Gary Moore mined some opal in the area in the late 1970s and 1980s before his source played out.
Griffin, who has operated emerald and other mines in North Carolina, said he was vacationing in the area, hunting fossils, when an acquaintance showed him the site. Griffin said he immediately knew he was on to something.
“The biggest question about this formation was how was it formed?” Griffin said. “If I don’t know how it was formed, I don’t know where to dig.”
He said some speculated the area was a prehistoric lake bed, but evidence indicates it is instead laced with prehistoric creek beds. It is in those former creek bottoms that he is finding his opal.

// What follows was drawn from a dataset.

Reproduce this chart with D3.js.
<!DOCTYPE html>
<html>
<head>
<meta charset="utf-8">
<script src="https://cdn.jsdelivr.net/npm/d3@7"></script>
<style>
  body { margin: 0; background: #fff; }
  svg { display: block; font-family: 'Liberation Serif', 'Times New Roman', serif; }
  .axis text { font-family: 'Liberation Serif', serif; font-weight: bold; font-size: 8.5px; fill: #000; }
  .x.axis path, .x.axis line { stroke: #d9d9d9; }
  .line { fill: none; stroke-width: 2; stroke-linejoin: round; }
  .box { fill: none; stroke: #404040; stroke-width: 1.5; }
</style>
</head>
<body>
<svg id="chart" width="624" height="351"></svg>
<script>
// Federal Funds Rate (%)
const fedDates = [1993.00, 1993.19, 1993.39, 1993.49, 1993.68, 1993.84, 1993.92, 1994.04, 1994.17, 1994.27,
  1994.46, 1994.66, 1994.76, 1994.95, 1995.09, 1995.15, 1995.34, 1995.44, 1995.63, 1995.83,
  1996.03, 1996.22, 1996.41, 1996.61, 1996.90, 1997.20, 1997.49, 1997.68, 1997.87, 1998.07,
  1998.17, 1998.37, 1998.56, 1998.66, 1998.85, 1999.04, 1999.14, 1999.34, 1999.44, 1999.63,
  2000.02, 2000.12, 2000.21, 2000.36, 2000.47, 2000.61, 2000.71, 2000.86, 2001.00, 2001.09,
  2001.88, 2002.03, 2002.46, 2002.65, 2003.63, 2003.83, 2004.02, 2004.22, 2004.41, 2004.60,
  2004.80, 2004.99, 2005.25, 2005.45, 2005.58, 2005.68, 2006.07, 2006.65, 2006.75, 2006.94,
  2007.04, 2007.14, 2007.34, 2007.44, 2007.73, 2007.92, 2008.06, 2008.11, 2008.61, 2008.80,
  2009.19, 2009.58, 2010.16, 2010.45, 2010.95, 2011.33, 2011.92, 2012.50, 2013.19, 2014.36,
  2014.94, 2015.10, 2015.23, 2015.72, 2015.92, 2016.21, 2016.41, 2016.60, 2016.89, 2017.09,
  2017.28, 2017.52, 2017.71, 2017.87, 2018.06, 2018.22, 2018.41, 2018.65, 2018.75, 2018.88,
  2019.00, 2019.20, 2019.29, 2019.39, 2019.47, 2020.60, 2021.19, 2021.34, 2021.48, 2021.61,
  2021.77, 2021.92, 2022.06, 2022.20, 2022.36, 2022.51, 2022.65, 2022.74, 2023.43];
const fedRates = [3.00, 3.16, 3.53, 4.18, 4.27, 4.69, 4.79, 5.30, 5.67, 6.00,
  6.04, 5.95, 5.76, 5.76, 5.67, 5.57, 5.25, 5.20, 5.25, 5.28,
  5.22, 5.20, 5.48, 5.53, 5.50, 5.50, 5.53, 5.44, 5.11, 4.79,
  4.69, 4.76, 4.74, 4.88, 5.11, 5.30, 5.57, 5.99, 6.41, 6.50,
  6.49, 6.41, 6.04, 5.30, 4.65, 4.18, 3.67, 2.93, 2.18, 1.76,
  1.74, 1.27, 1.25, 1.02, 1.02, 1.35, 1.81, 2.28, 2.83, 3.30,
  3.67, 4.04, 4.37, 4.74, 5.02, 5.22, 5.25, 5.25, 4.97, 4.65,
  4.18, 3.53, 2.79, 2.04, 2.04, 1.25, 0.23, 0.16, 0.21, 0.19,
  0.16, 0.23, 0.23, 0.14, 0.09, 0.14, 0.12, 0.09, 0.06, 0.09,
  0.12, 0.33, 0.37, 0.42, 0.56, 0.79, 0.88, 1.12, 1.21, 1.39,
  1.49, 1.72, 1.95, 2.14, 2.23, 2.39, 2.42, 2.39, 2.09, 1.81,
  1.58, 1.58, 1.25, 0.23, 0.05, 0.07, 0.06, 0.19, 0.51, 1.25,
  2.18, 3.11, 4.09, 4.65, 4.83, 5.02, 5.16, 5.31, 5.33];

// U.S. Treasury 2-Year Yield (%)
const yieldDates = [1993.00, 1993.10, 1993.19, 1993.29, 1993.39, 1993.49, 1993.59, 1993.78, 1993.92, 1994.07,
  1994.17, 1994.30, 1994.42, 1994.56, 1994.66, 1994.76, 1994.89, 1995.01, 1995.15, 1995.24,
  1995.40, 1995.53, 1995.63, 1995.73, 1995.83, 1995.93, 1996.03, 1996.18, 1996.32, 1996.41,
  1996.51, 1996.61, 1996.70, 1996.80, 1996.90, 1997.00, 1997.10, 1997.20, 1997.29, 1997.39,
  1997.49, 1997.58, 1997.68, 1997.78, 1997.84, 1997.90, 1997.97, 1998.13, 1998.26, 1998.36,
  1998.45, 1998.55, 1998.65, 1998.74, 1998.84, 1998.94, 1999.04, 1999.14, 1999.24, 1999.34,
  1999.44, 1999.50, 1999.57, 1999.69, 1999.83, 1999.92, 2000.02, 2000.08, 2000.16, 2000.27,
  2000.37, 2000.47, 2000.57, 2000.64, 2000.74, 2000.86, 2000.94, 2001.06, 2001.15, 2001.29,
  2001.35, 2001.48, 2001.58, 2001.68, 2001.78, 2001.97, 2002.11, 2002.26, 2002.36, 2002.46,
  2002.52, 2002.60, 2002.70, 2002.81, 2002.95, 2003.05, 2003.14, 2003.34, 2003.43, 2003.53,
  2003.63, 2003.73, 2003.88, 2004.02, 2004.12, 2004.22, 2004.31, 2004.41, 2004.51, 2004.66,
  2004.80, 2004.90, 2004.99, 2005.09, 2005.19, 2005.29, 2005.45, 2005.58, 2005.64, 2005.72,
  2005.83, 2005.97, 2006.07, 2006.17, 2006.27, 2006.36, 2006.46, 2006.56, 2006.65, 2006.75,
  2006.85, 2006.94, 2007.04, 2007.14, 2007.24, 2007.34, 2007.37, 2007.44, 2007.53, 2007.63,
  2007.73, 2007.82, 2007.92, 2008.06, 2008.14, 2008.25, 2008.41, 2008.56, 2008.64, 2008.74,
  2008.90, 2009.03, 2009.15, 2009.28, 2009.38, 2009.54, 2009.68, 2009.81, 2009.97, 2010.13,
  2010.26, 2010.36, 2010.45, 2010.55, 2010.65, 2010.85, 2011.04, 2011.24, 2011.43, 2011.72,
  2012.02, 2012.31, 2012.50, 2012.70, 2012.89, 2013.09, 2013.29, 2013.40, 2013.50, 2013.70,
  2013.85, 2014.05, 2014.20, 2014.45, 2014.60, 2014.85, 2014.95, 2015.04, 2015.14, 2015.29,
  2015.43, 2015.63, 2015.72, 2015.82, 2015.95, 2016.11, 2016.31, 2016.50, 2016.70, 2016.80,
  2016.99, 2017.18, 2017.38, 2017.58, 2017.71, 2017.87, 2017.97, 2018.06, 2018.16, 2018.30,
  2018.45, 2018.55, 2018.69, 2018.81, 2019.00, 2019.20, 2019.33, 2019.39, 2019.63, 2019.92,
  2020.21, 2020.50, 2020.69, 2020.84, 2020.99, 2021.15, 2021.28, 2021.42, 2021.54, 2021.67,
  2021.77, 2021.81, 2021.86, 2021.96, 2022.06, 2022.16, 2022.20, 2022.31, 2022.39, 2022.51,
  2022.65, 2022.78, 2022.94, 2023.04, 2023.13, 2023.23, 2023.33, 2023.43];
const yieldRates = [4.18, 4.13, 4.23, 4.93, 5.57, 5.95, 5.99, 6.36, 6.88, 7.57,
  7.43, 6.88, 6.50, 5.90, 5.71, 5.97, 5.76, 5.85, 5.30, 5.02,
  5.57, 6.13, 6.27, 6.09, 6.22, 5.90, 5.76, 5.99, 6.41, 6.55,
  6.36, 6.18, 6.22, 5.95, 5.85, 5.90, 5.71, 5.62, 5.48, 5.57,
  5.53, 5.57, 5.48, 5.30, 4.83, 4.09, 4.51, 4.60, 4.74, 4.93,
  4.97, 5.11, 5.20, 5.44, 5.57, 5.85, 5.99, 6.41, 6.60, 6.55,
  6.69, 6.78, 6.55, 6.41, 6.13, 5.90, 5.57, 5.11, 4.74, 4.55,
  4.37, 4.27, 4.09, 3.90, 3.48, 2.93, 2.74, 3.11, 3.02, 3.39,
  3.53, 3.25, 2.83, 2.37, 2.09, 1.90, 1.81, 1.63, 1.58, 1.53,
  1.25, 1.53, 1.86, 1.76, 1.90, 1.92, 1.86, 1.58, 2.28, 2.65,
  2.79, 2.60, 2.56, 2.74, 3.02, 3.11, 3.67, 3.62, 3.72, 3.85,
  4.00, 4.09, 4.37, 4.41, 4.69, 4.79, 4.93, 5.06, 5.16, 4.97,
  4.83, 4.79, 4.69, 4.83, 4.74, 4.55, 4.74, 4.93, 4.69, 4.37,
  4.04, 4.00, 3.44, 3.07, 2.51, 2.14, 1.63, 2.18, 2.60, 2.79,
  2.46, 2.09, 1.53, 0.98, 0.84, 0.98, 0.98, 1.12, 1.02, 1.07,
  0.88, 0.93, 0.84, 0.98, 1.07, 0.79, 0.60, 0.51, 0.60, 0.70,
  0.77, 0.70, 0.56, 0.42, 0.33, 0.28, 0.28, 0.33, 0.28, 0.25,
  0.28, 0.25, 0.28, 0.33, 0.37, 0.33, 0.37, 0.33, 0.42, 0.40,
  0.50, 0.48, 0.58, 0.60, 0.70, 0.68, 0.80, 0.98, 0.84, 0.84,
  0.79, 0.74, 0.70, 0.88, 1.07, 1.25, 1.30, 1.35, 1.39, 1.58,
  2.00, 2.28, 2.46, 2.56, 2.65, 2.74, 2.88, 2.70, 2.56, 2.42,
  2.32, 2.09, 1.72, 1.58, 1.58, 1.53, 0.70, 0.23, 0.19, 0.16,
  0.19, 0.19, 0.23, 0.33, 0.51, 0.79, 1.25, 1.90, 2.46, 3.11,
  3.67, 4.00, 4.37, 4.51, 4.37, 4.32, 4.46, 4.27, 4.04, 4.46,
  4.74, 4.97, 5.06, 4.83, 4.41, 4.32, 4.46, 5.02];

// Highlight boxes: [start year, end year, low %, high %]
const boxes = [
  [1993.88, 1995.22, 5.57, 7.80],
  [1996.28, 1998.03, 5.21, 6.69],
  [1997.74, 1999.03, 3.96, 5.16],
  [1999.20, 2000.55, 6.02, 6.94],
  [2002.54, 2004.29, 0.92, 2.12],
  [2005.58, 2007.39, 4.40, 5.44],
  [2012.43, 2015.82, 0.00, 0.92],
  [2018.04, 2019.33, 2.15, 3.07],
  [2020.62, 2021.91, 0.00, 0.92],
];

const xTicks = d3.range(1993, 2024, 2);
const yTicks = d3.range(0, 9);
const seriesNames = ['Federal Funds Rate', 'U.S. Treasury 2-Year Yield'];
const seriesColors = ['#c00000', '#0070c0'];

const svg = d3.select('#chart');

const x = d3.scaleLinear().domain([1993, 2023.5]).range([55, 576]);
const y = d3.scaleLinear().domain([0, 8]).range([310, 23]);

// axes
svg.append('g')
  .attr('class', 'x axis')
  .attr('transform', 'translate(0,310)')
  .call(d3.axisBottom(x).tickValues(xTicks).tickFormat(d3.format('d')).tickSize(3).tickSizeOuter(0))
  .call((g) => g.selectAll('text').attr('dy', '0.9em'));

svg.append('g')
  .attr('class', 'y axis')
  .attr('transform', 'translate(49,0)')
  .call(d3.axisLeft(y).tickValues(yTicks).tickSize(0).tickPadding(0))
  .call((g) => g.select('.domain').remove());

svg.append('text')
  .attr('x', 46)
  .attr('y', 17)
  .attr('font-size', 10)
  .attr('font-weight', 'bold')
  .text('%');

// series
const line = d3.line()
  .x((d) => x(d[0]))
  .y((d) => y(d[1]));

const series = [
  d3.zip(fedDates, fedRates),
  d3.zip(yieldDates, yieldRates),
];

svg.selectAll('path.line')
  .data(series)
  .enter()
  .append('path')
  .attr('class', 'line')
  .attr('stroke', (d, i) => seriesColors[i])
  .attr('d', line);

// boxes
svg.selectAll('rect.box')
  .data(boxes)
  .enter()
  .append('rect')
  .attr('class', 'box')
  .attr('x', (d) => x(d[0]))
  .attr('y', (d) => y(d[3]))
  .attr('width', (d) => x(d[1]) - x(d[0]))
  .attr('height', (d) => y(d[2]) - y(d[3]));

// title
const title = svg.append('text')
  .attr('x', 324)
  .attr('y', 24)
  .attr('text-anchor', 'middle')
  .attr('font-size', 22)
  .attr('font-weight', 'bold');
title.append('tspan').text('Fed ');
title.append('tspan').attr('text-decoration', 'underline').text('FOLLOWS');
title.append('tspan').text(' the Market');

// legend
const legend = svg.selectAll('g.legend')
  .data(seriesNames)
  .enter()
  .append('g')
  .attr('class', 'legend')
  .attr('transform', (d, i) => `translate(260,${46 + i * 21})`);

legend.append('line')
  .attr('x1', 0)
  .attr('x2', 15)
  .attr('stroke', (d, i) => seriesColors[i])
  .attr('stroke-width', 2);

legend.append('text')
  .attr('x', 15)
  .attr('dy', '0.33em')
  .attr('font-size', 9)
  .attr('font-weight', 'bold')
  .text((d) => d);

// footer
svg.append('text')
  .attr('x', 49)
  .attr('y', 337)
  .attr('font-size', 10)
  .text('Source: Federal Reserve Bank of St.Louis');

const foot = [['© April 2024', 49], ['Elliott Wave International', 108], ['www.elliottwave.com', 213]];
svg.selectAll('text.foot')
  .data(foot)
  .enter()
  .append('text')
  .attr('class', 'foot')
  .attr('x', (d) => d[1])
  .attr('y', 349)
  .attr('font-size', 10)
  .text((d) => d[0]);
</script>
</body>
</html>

Much of his find is quartzite sandstone laced with flecks of blue, green, yellow and red fire opal. The most common is brown opal with green fire.
He said quartzite and opal is the hardest mixture of quality opal in the world. That is good, but he expects better.
“As we follow this back, we will get to the area where the water came out of the ground to form the creek. Then we will get into clay soil and should find the real precious opal,” he said.
Griffin said black rock laced with red fire is called black opal, and is the most valuable. He said rock laced with blue or green fire is called blue opal.
Four pockets have been found so far, each yielding “about a double-handful,” Griffin said.
He said he plans to open a full-service campsite with gem-wash in the spring.
“Arizona is known for its petrified wood, Arkansas for its diamonds and North Carolina for its emeralds. This will put Vernon Parish on the map,” he said.
Lapidary, the cutting, polishing and engraving of precious stones, is one of the largest hobbies in the world. Griffin said lapidary magazines are among the few that have more wanted-to-buy than for sale ads.
He said that by having control over most of the opal supply in the area, he will be able to make the project financially feasible.
“People have tried to market this material for years, but the problem was they had no control over supply,” he said.
Griffin, who lives in Lafayette, said he has been “into rocks and tourism my whole life.”
“The old adage of ‘Son, walk with your head up,’ is not for rockhounds,” he said.